The decision by the District of Columbia Retirement Board (DCRB) to sell off its fossil fuel investments underscores D.C.’s commitment to protecting environmental quality and ensuring that generations of Washingtonians will inherit a safe and stable climate. It also marks a significant victory for DC Divest, the citizens group that has led a three-year campaign aimed at promoting divestment in the District of Columbia.
“Time is up for the powers that be to act on climate change. If we’re going to take real action on climate change, we must take a hard stance against the fossil fuel industry,” said DC Divest spokesperson Matt Grason. “By divesting from fossil fuels, the nation’s capital has taken a critical step in creating the political will for climate action.
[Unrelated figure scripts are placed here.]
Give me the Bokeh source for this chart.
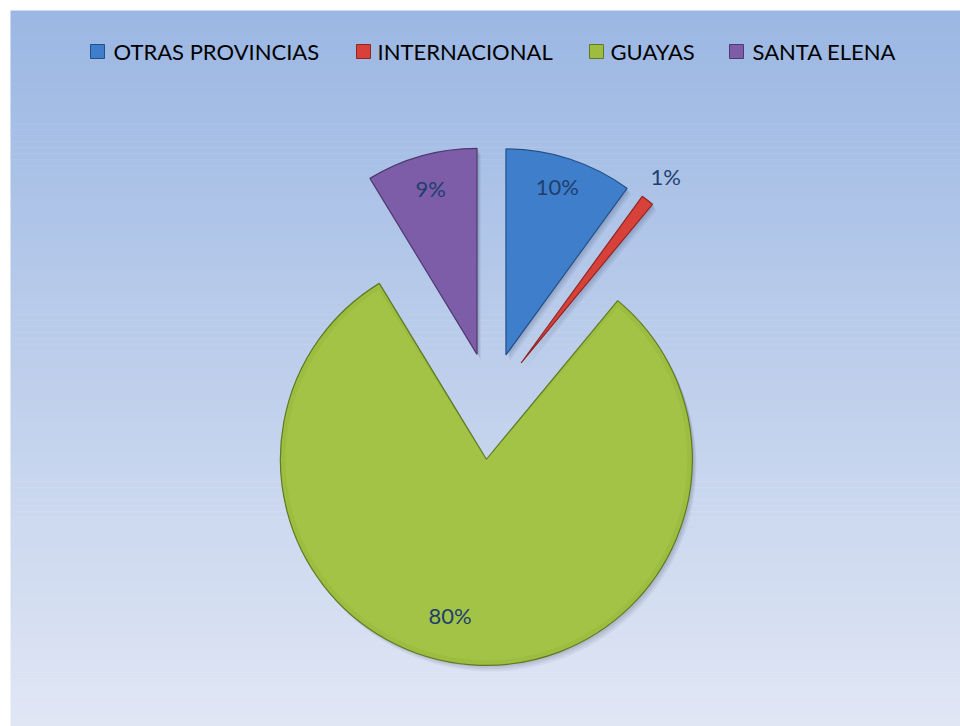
import math
from bokeh.plotting import figure
from bokeh.models import Range1d
from bokeh.core.properties import value
from bokeh.embed import file_html
from bokeh.resources import INLINE

# ---- data ----
categories = ["OTRAS PROVINCIAS", "INTERNACIONAL", "GUAYAS", "SANTA ELENA"]
shares = [10.0, 1.0, 80.3, 8.7]
pct_labels = ["10%", "1%", "80%", "9%"]

# ---- styles ----
colors = ["#3f7ecb", "#d8413a", "#9cbd3f", "#7d5ca8"]
edge_colors = ["#24508a", "#8e2722", "#5f7a22", "#4f3a70"]
legend_text_x = [113, 377, 610, 752]
legend_marker_x = [97, 363, 596, 736]

W, H = 960, 726
p = figure(width=W, height=H, x_range=Range1d(0, W), y_range=Range1d(0, H),
           output_backend="svg", toolbar_location=None, min_border=0)
p.axis.visible = False
p.grid.visible = False
p.outline_line_color = None
p.background_fill_color = "white"
p.border_fill_color = "white"

# background gradient strips (styling only), chart area starts 10px in
top = (155, 183, 227)
bot = (224, 230, 244)
n = 120
area_top = H - 10
bottoms, tops, cols = [], [], []
for i in range(n):
    t = i / (n - 1)
    c = tuple(int(round(bot[k] + (top[k] - bot[k]) * t)) for k in range(3))
    bottoms.append(area_top * i / n)
    tops.append(min(area_top, area_top * (i + 1) / n + 0.5))
    cols.append("#%02x%02x%02x" % c)
p.quad(left=10, right=W, bottom=bottoms, top=tops, fill_color=cols, line_color=None)

# ---- pie geometry ----
cx, cy = 490, 324
R = 206
explode = [50, 50, 57, 50]
label_r = [176, 236, 160, 172]
label_rot = [-1, 0, 9, 0]

total = sum(shares)
cum = 0.0
xs, ys, starts, ends = [], [], [], []
lx, ly = [], []
for i, s in enumerate(shares):
    a0 = cum / total * 360.0
    a1 = (cum + s) / total * 360.0
    cum += s
    bis = math.radians((a0 + a1) / 2)
    ox = cx + explode[i] * math.sin(bis)
    oy = cy + explode[i] * math.cos(bis)
    xs.append(ox)
    ys.append(oy)
    starts.append(math.radians(90 - a1))
    ends.append(math.radians(90 - a0))
    lb = math.radians((a0 + a1) / 2 + label_rot[i])
    lx.append(ox + label_r[i] * math.sin(lb))
    ly.append(oy + label_r[i] * math.cos(lb))

# soft shadow
for dx, dy, al in [(4, -6, 0.06), (3, -4, 0.07), (2, -2, 0.08)]:
    p.wedge(x=[x + dx for x in xs], y=[y + dy for y in ys], radius=R,
            start_angle=starts, end_angle=ends, fill_color="#1a2a4a",
            fill_alpha=al, line_color=None)

p.wedge(x=xs, y=ys, radius=R, start_angle=starts, end_angle=ends,
        fill_color=colors, line_color=edge_colors, line_width=1.2)

# subtle lighter highlight on the green slice
gi = 2
p.wedge(x=[xs[gi]], y=[ys[gi]], radius=R - 5, start_angle=[starts[gi] + 0.02],
        end_angle=[ends[gi] - 0.02], fill_color="#b3d657", fill_alpha=0.25, line_color=None)

p.text(x=lx, y=ly, text=pct_labels, text_align="center", text_baseline="middle",
       text_font=value("Lato"), text_font_size="22px", text_color="#1f3f6e")

# ---- legend ----
ly0 = H - 51
p.rect(x=legend_marker_x, y=[ly0] * 4, width=14, height=14, fill_color=colors,
       line_color=edge_colors, line_width=1)
p.text(x=legend_text_x, y=[ly0] * 4, text=categories, text_align="left",
       text_baseline="middle", text_font=value("Lato"), text_font_size="22px",
       text_color="#000000")

open("out.html", "w").write(file_html(p, INLINE))
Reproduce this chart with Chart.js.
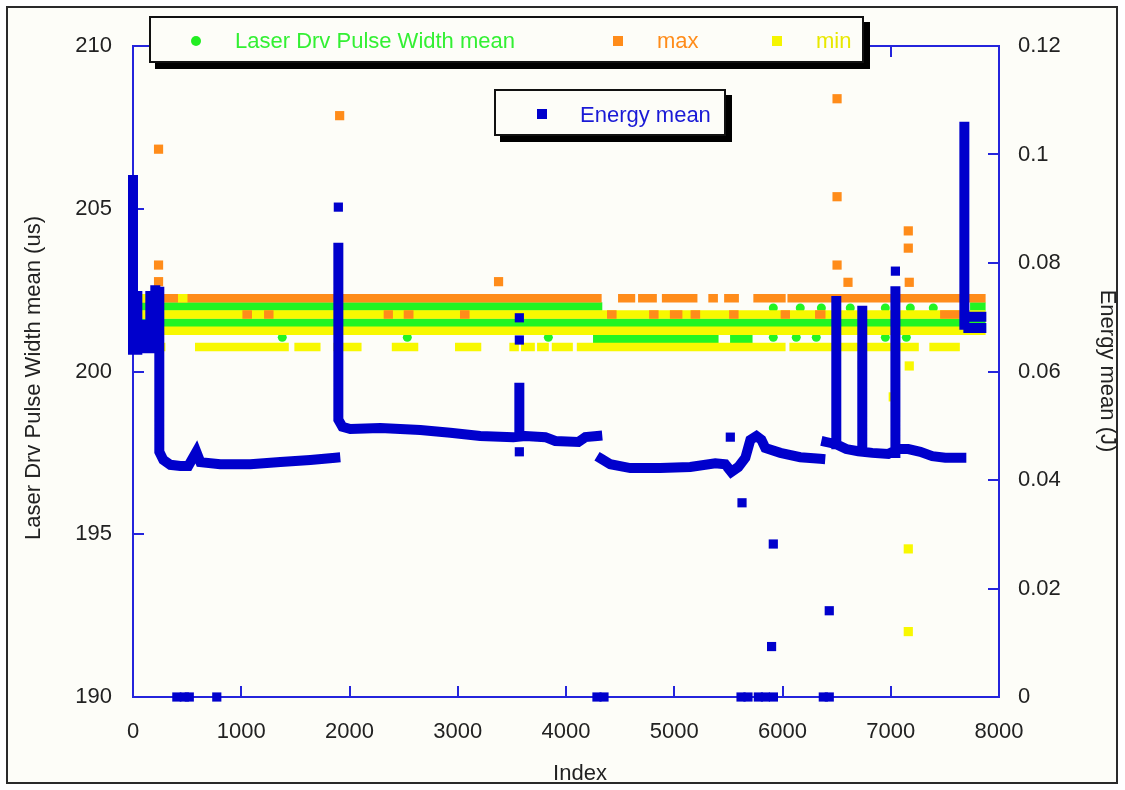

Now it’s time for Congress to take note and pass comprehensive legislation to limit the carbon pollution driving climate change.”
So why aren’t we doing this in Virginia? Several reasons: 1) the influence of wealthy, powerful fossil-fuel-heavy corporations like Dominion Power; 2) the utter corruption of our political system, in which Dominion et al have “captured” the regulators and bought up the politicians; 3) lack of leadership – in fact, the opposite of leadership – from Gov. McAuliffe on this issue. Oh, and it’s also up to all of us to DEMAND that our state divest from environment-killing, life-destroying carbon-based fuels immediately. Beyond the moral and environmental reasons to do this, there are strong economic reasons as well, since the multi-trillion-dollar energy market of the 21st century is going to be heavily with clean energy, not dirty energy. The question is whether Virginia wants a piece of that action, or to be left in the (coal) dust? And no, this is not a difficult question to answer.